REFUGEES: Often viewed as pariahs, because they arrive from other countries without documentation that they most probably were never able to obtain in the first place, refugees are one group in society that we need to learn to have a lot more tolerance of. Imagine being made to leave your country because it is at war with itself or another country and your community has been bombed into the ground; atrocities are being committed against your _________ (insert religion/other domination here)and you think you are next.

The vast majority are likely to be entirely genuine people, hugely grateful to their host nation for another chance at life and wanting to show their gratitude. It plays out in the stories you hear from those who have been given that chance – the children become great students in their schools; their parents learn a new language and become valued employees or business owners.
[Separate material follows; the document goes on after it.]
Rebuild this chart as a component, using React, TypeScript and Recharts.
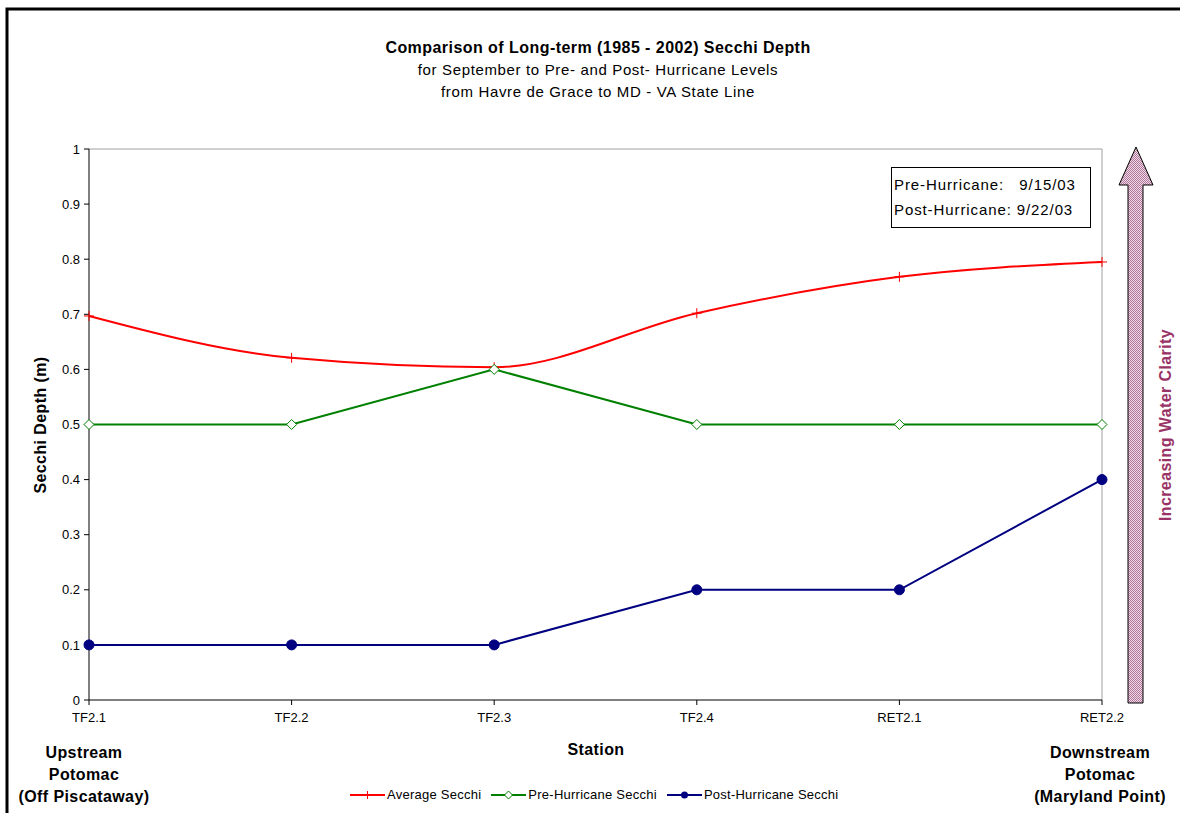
import React from "react";
import { LineChart, Line, XAxis, YAxis, ReferenceLine } from "recharts";

// Stations from upstream (Off Piscataway) to downstream (Maryland Point)
const stations = ["TF2.1", "TF2.2", "TF2.3", "TF2.4", "RET2.1", "RET2.2"];
// Secchi depth (m)
const averageSecchi = [0.697, 0.621, 0.604, 0.702, 0.768, 0.795];
const preHurricaneSecchi = [0.5, 0.5, 0.6, 0.5, 0.5, 0.5];
const postHurricaneSecchi = [0.1, 0.1, 0.1, 0.2, 0.2, 0.4];
const yTicks = [0, 0.1, 0.2, 0.3, 0.4, 0.5, 0.6, 0.7, 0.8, 0.9, 1];

const data = stations.map((s, i) => ({
  station: s,
  avg: averageSecchi[i],
  pre: preHurricaneSecchi[i],
  post: postHurricaneSecchi[i],
}));

const FONT = "'Liberation Sans', Arial, sans-serif";
const RED = "#ff0000";
const GREEN = "#008000";
const BLUE = "#000080";
const PLUM = "#993366";

const PlusDot = (props: any) => {
  const { cx, cy, index } = props;
  if (cx == null || cy == null) return null;
  return (
    <g key={`p${index}`}>
      <line x1={cx - 5} y1={cy} x2={cx + 5} y2={cy} stroke={RED} strokeWidth={1} />
      <line x1={cx} y1={cy - 5} x2={cx} y2={cy + 5} stroke={RED} strokeWidth={1} />
    </g>
  );
};

const DiamondDot = (props: any) => {
  const { cx, cy, index } = props;
  if (cx == null || cy == null) return null;
  return (
    <path
      key={`d${index}`}
      d={`M${cx},${cy - 5} L${cx + 5},${cy} L${cx},${cy + 5} L${cx - 5},${cy} Z`}
      fill="#ffffff"
      stroke={GREEN}
      strokeWidth={1}
    />
  );
};

const CircleDot = (props: any) => {
  const { cx, cy, index } = props;
  if (cx == null || cy == null) return null;
  return <circle key={`c${index}`} cx={cx} cy={cy} r={5} fill={BLUE} stroke={BLUE} />;
};

const legendItems = [
  { label: "Average Secchi", color: RED, kind: "plus" },
  { label: "Pre-Hurricane Secchi", color: GREEN, kind: "diamond" },
  { label: "Post-Hurricane Secchi", color: BLUE, kind: "circle" },
];

const ChartLegend = () => (
  <div
    style={{
      position: "absolute",
      left: 350,
      top: 787,
      display: "flex",
      fontFamily: FONT,
      fontSize: 13,
      letterSpacing: 0.25,
      lineHeight: "16px",
      color: "#000",
      whiteSpace: "nowrap",
    }}
  >
    {legendItems.map((it) => (
      <div key={it.label} style={{ display: "flex", alignItems: "center", marginRight: 10 }}>
        <svg width={35} height={12} style={{ marginRight: 2 }}>
          <line x1={0} y1={6} x2={35} y2={6} stroke={it.color} strokeWidth={2} />
          {it.kind === "plus" && (
            <g>
              <line x1={14} y1={6} x2={21} y2={6} stroke={it.color} />
              <line x1={17.5} y1={2} x2={17.5} y2={10} stroke={it.color} />
            </g>
          )}
          {it.kind === "diamond" && (
            <path d="M17.5,2 L21.5,6 L17.5,10 L13.5,6 Z" fill="#fff" stroke={it.color} />
          )}
          {it.kind === "circle" && <circle cx={17.5} cy={6} r={3.5} fill={it.color} />}
        </svg>
        <span>{it.label}</span>
      </div>
    ))}
  </div>
);

const boldLabel: React.CSSProperties = {
  position: "absolute",
  fontFamily: FONT,
  fontWeight: "bold",
  fontSize: 16,
  letterSpacing: 0.4,
  textAlign: "center",
  lineHeight: "22px",
  color: "#000",
  whiteSpace: "nowrap",
};

const tickStyle = { fill: "#000", fontSize: 13, fontFamily: FONT };

export default function App() {
  return (
    <div
      style={{
        position: "fixed",
        left: 0,
        top: 0,
        width: 1180,
        height: 813,
        overflow: "hidden",
        background: "#ffffff",
        fontFamily: FONT,
      }}
    >
      {/* title */}
      <div
        style={{
          position: "absolute",
          left: 248,
          top: 37,
          width: 700,
          textAlign: "center",
          color: "#000",
          lineHeight: "22px",
          whiteSpace: "nowrap",
        }}
      >
        <div style={{ fontWeight: "bold", fontSize: 16, letterSpacing: 0.45 }}>
          Comparison of Long-term (1985 - 2002) Secchi Depth
        </div>
        <div style={{ fontSize: 15, letterSpacing: 0.65 }}>for September to Pre- and Post- Hurricane Levels</div>
        <div style={{ fontSize: 15, letterSpacing: 0.65 }}>from Havre de Grace to MD - VA State Line</div>
      </div>

      <div style={{ position: "absolute", left: 0, top: 0 }}>
        <LineChart
          width={1180}
          height={813}
          data={data}
          margin={{ top: 149, right: 78, bottom: 83, left: 39 }}
        >
          <XAxis
            dataKey="station"
            height={30}
            axisLine={{ stroke: "#000", strokeWidth: 1 }}
            tickLine={{ stroke: "#000" }}
            tickSize={5}
            tickMargin={8}
            tick={tickStyle}
            interval={0}
          />
          <YAxis
            width={50}
            domain={[0, 1]}
            ticks={yTicks}
            axisLine={{ stroke: "#000", strokeWidth: 1 }}
            tickLine={{ stroke: "#000" }}
            tickSize={5}
            tickMargin={4}
            tick={tickStyle}
          />
          <ReferenceLine y={1} stroke="#a0a0a0" strokeWidth={1} />
          <ReferenceLine x="RET2.2" stroke="#a0a0a0" strokeWidth={1} />
          <Line
            type="monotone"
            dataKey="avg"
            name="Average Secchi"
            stroke={RED}
            strokeWidth={2}
            dot={PlusDot}
            isAnimationActive={false}
          />
          <Line
            type="linear"
            dataKey="pre"
            name="Pre-Hurricane Secchi"
            stroke={GREEN}
            strokeWidth={2}
            dot={DiamondDot}
            isAnimationActive={false}
          />
          <Line
            type="linear"
            dataKey="post"
            name="Post-Hurricane Secchi"
            stroke={BLUE}
            strokeWidth={2}
            dot={CircleDot}
            isAnimationActive={false}
          />
        </LineChart>
      </div>

      <ChartLegend />

      {/* x-axis title */}
      <div style={{ ...boldLabel, left: 536, top: 739, width: 120 }}>Station</div>

      {/* river end labels */}
      <div style={{ ...boldLabel, left: 0, top: 742, width: 168 }}>
        Upstream
        <br />
        Potomac
        <br />
        (Off Piscataway)
      </div>
      <div style={{ ...boldLabel, left: 1015, top: 742, width: 170 }}>
        Downstream
        <br />
        Potomac
        <br />
        (Maryland Point)
      </div>

      {/* date box */}
      <div
        style={{
          position: "absolute",
          left: 891,
          top: 167,
          width: 200,
          height: 61,
          border: "1px solid #000",
          fontSize: 15,
          letterSpacing: 0.9,
          lineHeight: "25px",
          color: "#000",
          paddingLeft: 2,
          paddingTop: 4,
          boxSizing: "border-box",
          whiteSpace: "pre",
        }}
      >
        <div>{"Pre-Hurricane:   9/15/03"}</div>
        <div>Post-Hurricane: 9/22/03</div>
      </div>

      {/* frame, rotated titles and clarity arrow */}
      <svg style={{ position: "absolute", left: 0, top: 0 }} width={1180} height={813}>
        <defs>
          <pattern id="dither" width={2} height={2} patternUnits="userSpaceOnUse">
            <rect width={2} height={2} fill="#f0d8e8" />
            <rect width={1} height={1} fill="#b07898" />
            <rect x={1} y={1} width={1} height={1} fill="#b07898" />
          </pattern>
        </defs>
        <polyline points="7,813 7,9 1180,9" fill="none" stroke="#000" strokeWidth={3} />
        <path
          d="M1136,147 L1153,185 L1143,185 L1143,703 L1128,703 L1128,185 L1119,185 Z"
          fill="url(#dither)"
          stroke="#000"
          strokeWidth={1}
        />
        <text
          x={0}
          y={0}
          transform="translate(46,425) rotate(-90)"
          textAnchor="middle"
          fontFamily={FONT}
          fontWeight="bold"
          fontSize={16}
          style={{ letterSpacing: 0.4 }}
          fill="#000"
        >
          Secchi Depth (m)
        </text>
        <text
          x={0}
          y={0}
          transform="translate(1171,425) rotate(-90)"
          textAnchor="middle"
          fontFamily={FONT}
          fontWeight="bold"
          fontSize={16}
          style={{ letterSpacing: 0.4 }}
          fill={PLUM}
        >
          Increasing Water Clarity
        </text>
      </svg>
    </div>
  );
}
CHINA: Too big to ignore, too powerful to entirely to rest oneself free of, China is clearly the major player trying to fill the developing vacuum left by the disintegration of American prestige. It’s economy and military spending have been growing at near double digit figures for the last 25 years. Its policy of buying up strategic economic assets in other countries is giving them an immovable foothold in countries around the world and its plans to dominate southeast Asia are spelt out in no uncertain terms in President Xi Jinping’s policies.

But with China’s insatiable appetite for resources is coming a truly dreadful price in the environment and human rights. Its point blank denial of having concentration camps in Xinjiang is a major concern, as is the lack of a comprehensive western condemnation of them. But perhaps the most alarming thing, certainly in New Zealand, is China’s attempts to infiltrate individual nations political systems.

I hope 2020 improves, but if the last year – especially in Australia, the Middle East and U.S., India and Europe – is anything to go by this is going to be one turbulent decade. Strap in and hang on!